Fara Peluso et Theresa Schubert ont présenté leurs recherches et les résultats de cette résidence et de cet échange de deux ans, et les ont traduits en œuvres d’art interactives et immersives pour enfants et adultes. La notion de coexistence fait également partie des recherches de Peluso sur les matériaux, puisqu’elle a présenté son travail sur les matériaux bioplastiques et biodégradables qui combinent les algues et les mycéliums en de nouveaux biomatériaux. Dans sa recherche de solutions de conception renouvelables et durables, le travail de Peluso est directement influencé par la synergie, la symbiose et la fonctionnalité, comme par ses recherches sur les biomatériaux lors de son échange à l’UT Berlin. Dans Zweisamkeit, elle juxtapose deux topographies de paysages, l’une composée de bois de chêne et l’autre imitant le paysage topographique formé par ce nouveau matériau (algues et champignons). L’installation crée un miroir entre deux matériaux, l’un naturel et l’autre produit par la biotechnologie et la science moléculaire de haut niveau.

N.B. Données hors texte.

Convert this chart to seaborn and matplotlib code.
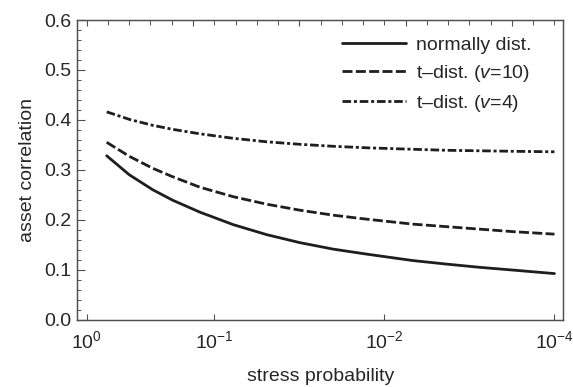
import numpy as np
import pandas as pd
import matplotlib
matplotlib.use("Agg")
import matplotlib.pyplot as plt
import seaborn as sns

# ---- data ----
stress_prob = [0.697, 0.464, 0.304, 0.212, 0.1295, 0.0773, 0.0492, 0.0314,
               0.0200, 0.01272, 0.00458, 0.00186, 7.54e-4, 3.06e-4, 1.0e-4]
normal_corr = [0.328, 0.290, 0.260, 0.239, 0.215, 0.190, 0.170, 0.154,
               0.141, 0.131, 0.118, 0.111, 0.1045, 0.099, 0.092]
t10_corr = [0.355, 0.327, 0.303, 0.286, 0.265, 0.246, 0.231, 0.219,
            0.209, 0.201, 0.191, 0.186, 0.181, 0.176, 0.171]
t4_corr = [0.416, 0.401, 0.389, 0.381, 0.372, 0.363, 0.356, 0.351,
           0.347, 0.344, 0.341, 0.339, 0.338, 0.337, 0.336]
series_labels = ["normally dist.", r"t–dist. ($\mathit{v}$=10)", r"t–dist. ($\mathit{v}$=4)"]
xtick_values = [1.0, 1e-1, 1e-2, 1e-4]
xtick_labels = [r"$10^{0}$", r"$10^{-1}$", r"$10^{-2}$", r"$10^{-4}$"]

df = pd.concat([
    pd.DataFrame({"p": stress_prob, "corr": vals, "series": lab})
    for vals, lab in zip([normal_corr, t10_corr, t4_corr], series_labels)
])

# ---- axis scale: positions of the labelled decades on the reference axis ----
_L = np.array([-4.0, -2.0, -1.0, 0.0])
_U = np.array([22.0, 14.0, 6.0, 0.0])

def p_to_u(p):
    L = np.log10(np.clip(np.asarray(p, float), 1e-300, None))
    u = np.interp(L, _L, _U)
    u = np.where(L > 0, -6.0 * L, u)
    u = np.where(L < -4, 22.0 + 4.0 * (-4.0 - L), u)
    return u

def u_to_p(u):
    u = np.asarray(u, float)
    L = np.interp(u, _U[::-1], _L[::-1])
    L = np.where(u < 0, -u / 6.0, L)
    L = np.where(u > 22, -4.0 - (u - 22.0) / 4.0, L)
    return 10.0 ** L

sns.set_theme(style="ticks")
plt.rcParams["font.family"] = ["Liberation Sans", "DejaVu Sans"]
plt.rcParams["mathtext.fontset"] = "custom"
plt.rcParams["mathtext.rm"] = "Liberation Sans"
plt.rcParams["mathtext.it"] = "Liberation Sans:italic"
plt.rcParams["mathtext.default"] = "regular"

FS = 14
INK = "#1e1e1e"
FRAME = "#505050"

fig = plt.figure(figsize=(5.73, 3.87), dpi=100)
ax = fig.add_axes([0.135, 0.1744, 0.8475, 0.7739])

ax.set_xscale("function", functions=(p_to_u, u_to_p))

sns.lineplot(data=df, x="p", y="corr", style="series", ax=ax,
             color=INK, linewidth=2.0, estimator=None,
             dashes={series_labels[0]: "",
                     series_labels[1]: (3.6, 1.2),
                     series_labels[2]: (3.1, 1.0, 1.1, 1.0)})

ax.set_xlim(float(u_to_p(22.4)), float(u_to_p(-0.44)))
ax.set_ylim(0.0, 0.6)
ax.set_xticks(xtick_values)
ax.set_xticklabels(xtick_labels)
ax.xaxis.set_minor_locator(matplotlib.ticker.NullLocator())
ax.set_yticks(np.arange(0, 0.61, 0.1))
ax.set_yticklabels([f"{v:.1f}" for v in np.arange(0, 0.61, 0.1)])
ax.yaxis.set_minor_locator(matplotlib.ticker.MultipleLocator(0.02))

ax.tick_params(axis="x", which="major", direction="in", length=4, width=0.8,
               color=FRAME, labelsize=FS, labelcolor="#262626", pad=8,
               top=False)
ax.tick_params(axis="y", which="major", direction="in", length=6, width=0.8,
               color=FRAME, labelsize=FS, labelcolor="#262626", pad=4,
               right=False)
ax.tick_params(axis="y", which="minor", direction="in", length=3, width=0.7,
               color=FRAME, right=False)

for s in ax.spines.values():
    s.set_visible(True)
    s.set_color(FRAME)
    s.set_linewidth(0.9)

ax.set_xlabel("stress probability", fontsize=FS, color="#262626", labelpad=11)
ax.set_ylabel("asset correlation", fontsize=FS, color="#262626", labelpad=6)

# top frame ticks (evenly spaced, unlabeled)
ax2 = ax.twiny()
ax2.set_xlim(-0.44, 22.4)
ax2.set_xticks(np.arange(0, 23, 5))
ax2.xaxis.set_minor_locator(matplotlib.ticker.MultipleLocator(1))
ax2.tick_params(axis="x", which="major", direction="in", length=4.5, width=0.8,
                color=FRAME, labeltop=False, top=True, bottom=False)
ax2.tick_params(axis="x", which="minor", direction="in", length=3.5, width=0.7,
                color=FRAME, top=True, bottom=False)
for s in ax2.spines.values():
    s.set_color(FRAME)
    s.set_linewidth(0.9)

handles, labels = ax.get_legend_handles_labels()
if ax.get_legend() is not None:
    ax.get_legend().remove()
leg = ax.legend(handles, labels, loc="upper left",
                bbox_to_anchor=(0.544, 0.945), frameon=False,
                fontsize=FS, handlelength=3.3, handletextpad=0.55,
                labelspacing=0.45, borderpad=0, borderaxespad=0)
for t in leg.get_texts():
    t.set_color("#262626")

fig.savefig("out.png", dpi=100)
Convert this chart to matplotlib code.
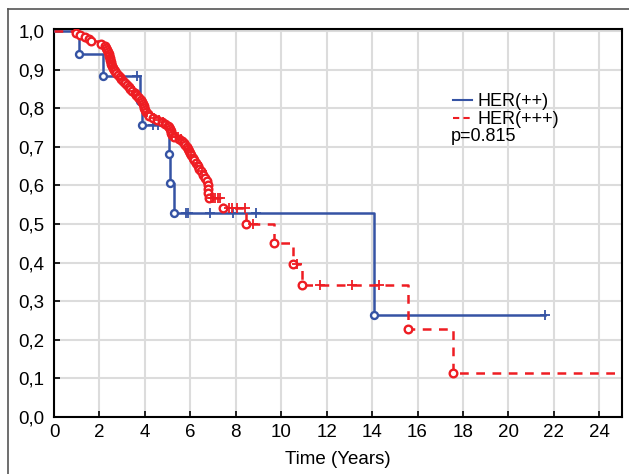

« Niche ». Un exemple de coexistence. Installation et sculpture vivante abritant une co-culture de champignons et d’algues développée en collaboration avec le professeur Peter Neubauer et le Dr Stefan Junne de l’Institut de biotechnologie de l’UT Berlin et Art Laboratory Berlin pour le projet « Mind the Fungi » et exposée au Futurium. Photos ©Tim Deussen.

Résidence Feral Labs

En septembre 2020, Peluso et le musicien et compositeur Bernhard Hollinger ont participé au festival Schmiede à Hallein, en Autriche, en tant qu’artistes en résidence Feral Labs. La pensée toujours symbiotique de Peluso a abordé cette collaboration, d’abord en travaillant de manière ludique et expérimentale, en traduisant ses connaissances et pratiques acquises pour créer de nouveaux biomatériaux et produire un disque vinyle avec les paysages sonores enregistrés de la fabrication du matériau lui-même. Elle-même est également devenue la source du son, puisque Hollinger a enregistré ses gestes et ses outils à l’intérieur du biolab, tout en testant divers matériaux tels que les diatomées, la cellulose et l’agar agar, pour produire le support de stockage des données lui-même. Hollinger a réorganisé les échantillons en paysages sonores et séquences éditées. Ils s’attendent à ce qu’en jouant le vinyle, le son soit déformé par la nature même du biomatériau. Et le matériau se détériorera au fur et à mesure que le son sera joué.

Fara Peluso et Bernhard Hollinger durant leur résidence Feral Labs à Schmiede.

Peluso et Hollinger sont tous deux intéressés à explorer comment ils peuvent combiner leurs travaux respectifs pour façonner un nouvel objet spéculatif qui narre des scénarios futurs possibles incorporant des éléments du passé et du futur. Le vinyle a été créé à l’origine à partir d’un matériau naturel, la gomme-laque, et a fini par être produit en chlorure de polyvinyle (PVC), qui est aujourd’hui le troisième polymère plastique le plus utilisé dans le monde. Environ 40 millions de tonnes de PVC sont produites chaque année, et en raison de ses propriétés matérielles de dureté et de flexibilité, il est le plus souvent utilisé pour construire des canalisations pour les eaux usées, l’évacuation des eaux et les câbles, créant ainsi un vaste réseau souterrain de plastique. Les disques en vinyle sont utilisés pour le stockage du son analogique depuis plus de 150 ans, alors que les CD n’existent que depuis quelques décennies. Le vinyle a été le principal support de reproduction de la musique tout au long du XXe siècle et a même été envoyé dans l’espace sous la forme d’un disque phonographique pressé en or. Cette invention classique fut le début d’une transition de l’analogique mécanique vers l’ère du stockage numérique immatériel des données.

Le disque vinyle fabriqué par Peluso et Hollinger sera retransféré dans un matériau naturel fabriqué selon les normes les plus récentes de la recherche moléculaire et biotechnologique. Ce qui sera matérialisé est un nouveau biomatériau décomposable et durable qui imite la nature en utilisant la haute technologie. Il crée une minuscule boucle de rétroaction à un méta-niveau : alors que la détérioration du matériau évoque le passage du temps et la décomposition, le vinyle juxtapose les deux couches du passé et du futur à travers le fil continu du son.